> **What is required**:
Return exactly and only these lines: the first of the listing through the one containing "fig = go.Figure()".

....

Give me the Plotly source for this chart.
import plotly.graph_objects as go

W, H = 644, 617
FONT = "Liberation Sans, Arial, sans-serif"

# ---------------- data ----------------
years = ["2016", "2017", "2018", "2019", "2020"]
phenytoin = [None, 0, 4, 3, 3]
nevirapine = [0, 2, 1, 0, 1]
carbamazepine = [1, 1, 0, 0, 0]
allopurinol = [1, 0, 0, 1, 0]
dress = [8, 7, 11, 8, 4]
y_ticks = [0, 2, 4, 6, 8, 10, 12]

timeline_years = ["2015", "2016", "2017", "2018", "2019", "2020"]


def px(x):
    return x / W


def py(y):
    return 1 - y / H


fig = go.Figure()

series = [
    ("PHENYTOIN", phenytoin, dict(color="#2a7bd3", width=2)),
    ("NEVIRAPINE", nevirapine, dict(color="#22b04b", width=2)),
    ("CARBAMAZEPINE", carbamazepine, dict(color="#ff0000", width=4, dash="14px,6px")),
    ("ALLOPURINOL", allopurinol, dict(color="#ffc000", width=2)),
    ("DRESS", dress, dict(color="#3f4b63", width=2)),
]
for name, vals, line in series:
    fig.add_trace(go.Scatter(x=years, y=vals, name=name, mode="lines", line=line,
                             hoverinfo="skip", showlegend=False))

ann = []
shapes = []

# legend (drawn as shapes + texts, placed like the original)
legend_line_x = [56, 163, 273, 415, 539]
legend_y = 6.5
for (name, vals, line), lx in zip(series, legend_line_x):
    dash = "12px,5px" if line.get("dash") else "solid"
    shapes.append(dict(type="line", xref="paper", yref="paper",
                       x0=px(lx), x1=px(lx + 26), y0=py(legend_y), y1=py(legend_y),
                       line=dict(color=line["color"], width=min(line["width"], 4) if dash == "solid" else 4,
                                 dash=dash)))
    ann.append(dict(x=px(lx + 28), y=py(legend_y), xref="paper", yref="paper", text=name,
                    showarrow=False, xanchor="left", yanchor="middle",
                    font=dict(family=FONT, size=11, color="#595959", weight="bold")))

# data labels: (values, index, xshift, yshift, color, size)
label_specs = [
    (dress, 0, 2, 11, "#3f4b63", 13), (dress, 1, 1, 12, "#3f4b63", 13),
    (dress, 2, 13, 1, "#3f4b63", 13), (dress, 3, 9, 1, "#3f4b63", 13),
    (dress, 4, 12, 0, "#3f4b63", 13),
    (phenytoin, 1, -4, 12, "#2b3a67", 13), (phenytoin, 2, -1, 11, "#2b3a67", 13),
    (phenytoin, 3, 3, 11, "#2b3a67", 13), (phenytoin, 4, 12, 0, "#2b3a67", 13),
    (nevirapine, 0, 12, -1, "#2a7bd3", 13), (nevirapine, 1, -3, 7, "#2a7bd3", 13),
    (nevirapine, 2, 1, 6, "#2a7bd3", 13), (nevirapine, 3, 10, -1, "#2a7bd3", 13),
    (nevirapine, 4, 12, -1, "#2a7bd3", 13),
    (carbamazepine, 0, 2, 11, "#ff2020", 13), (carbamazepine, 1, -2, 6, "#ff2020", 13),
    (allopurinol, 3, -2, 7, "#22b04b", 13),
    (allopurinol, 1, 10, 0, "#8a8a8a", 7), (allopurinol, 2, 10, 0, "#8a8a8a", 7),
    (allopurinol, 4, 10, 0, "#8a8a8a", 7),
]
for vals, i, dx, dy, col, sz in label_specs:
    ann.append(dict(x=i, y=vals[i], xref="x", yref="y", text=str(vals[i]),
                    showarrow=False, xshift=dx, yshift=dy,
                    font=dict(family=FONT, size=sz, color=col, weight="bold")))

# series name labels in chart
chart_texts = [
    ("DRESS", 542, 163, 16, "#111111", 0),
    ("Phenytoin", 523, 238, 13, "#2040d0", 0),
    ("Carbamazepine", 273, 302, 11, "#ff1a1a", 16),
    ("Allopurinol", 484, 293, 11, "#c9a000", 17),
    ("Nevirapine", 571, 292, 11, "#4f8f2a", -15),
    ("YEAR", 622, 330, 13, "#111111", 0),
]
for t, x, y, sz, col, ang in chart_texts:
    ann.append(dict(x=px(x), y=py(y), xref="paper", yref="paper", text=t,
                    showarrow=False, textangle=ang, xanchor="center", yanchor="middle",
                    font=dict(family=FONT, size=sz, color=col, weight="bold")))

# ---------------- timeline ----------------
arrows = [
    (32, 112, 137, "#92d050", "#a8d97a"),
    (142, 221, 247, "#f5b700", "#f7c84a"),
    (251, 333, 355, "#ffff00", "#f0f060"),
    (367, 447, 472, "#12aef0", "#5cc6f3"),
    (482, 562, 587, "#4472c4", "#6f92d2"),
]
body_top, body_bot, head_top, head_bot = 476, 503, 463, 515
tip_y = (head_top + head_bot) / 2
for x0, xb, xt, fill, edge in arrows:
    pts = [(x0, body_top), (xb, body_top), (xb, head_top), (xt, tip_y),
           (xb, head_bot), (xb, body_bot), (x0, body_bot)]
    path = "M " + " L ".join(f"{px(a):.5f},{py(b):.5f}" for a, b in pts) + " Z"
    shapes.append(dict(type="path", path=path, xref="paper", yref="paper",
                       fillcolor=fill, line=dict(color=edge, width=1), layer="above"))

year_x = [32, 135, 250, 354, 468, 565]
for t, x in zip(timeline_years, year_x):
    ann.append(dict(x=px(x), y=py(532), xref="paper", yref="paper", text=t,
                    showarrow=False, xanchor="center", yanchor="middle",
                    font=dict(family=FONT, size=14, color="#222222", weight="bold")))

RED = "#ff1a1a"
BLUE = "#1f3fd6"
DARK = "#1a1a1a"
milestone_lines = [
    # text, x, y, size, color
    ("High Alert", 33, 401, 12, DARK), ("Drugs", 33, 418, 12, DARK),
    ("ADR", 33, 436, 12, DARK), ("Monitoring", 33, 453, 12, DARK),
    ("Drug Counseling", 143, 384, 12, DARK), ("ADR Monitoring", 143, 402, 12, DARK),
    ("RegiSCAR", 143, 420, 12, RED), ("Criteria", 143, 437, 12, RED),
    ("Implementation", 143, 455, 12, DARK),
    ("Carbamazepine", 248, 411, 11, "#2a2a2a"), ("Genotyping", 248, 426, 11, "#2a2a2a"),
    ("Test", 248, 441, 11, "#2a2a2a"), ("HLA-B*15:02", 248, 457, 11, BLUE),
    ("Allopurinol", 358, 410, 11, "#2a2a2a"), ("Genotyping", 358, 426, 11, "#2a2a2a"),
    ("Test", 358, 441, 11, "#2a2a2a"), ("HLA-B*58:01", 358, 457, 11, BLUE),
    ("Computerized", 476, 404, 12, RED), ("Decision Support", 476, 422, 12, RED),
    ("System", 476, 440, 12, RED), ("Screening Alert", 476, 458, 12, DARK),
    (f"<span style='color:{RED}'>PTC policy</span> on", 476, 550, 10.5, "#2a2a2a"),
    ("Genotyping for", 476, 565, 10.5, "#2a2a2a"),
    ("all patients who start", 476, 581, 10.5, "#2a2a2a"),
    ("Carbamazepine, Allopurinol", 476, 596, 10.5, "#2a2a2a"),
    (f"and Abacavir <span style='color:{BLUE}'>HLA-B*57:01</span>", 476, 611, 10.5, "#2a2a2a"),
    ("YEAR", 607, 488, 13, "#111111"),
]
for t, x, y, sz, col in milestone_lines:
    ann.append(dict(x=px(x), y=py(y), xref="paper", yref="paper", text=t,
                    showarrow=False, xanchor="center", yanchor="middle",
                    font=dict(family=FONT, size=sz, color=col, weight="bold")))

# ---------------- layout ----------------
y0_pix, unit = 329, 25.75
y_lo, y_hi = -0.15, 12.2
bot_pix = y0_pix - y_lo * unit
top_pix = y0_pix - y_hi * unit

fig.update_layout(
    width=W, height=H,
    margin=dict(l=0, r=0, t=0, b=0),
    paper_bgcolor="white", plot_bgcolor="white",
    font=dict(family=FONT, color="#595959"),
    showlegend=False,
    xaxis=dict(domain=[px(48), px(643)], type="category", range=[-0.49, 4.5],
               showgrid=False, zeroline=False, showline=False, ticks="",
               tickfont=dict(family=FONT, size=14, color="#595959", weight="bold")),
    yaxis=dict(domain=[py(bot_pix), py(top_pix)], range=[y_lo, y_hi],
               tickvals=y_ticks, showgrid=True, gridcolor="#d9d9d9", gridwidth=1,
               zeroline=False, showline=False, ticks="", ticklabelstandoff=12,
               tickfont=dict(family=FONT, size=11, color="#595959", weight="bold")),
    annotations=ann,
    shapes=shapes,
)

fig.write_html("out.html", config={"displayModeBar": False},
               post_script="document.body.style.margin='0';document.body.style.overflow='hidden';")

....

> **Solution below**:
Give me the Plotly source for this chart.
import plotly.graph_objects as go

W, H = 644, 617
FONT = "Liberation Sans, Arial, sans-serif"

# ---------------- data ----------------
years = ["2016", "2017", "2018", "2019", "2020"]
phenytoin = [None, 0, 4, 3, 3]
nevirapine = [0, 2, 1, 0, 1]
carbamazepine = [1, 1, 0, 0, 0]
allopurinol = [1, 0, 0, 1, 0]
dress = [8, 7, 11, 8, 4]
y_ticks = [0, 2, 4, 6, 8, 10, 12]

timeline_years = ["2015", "2016", "2017", "2018", "2019", "2020"]


def px(x):
    return x / W


def py(y):
    return 1 - y / H


fig = go.Figure()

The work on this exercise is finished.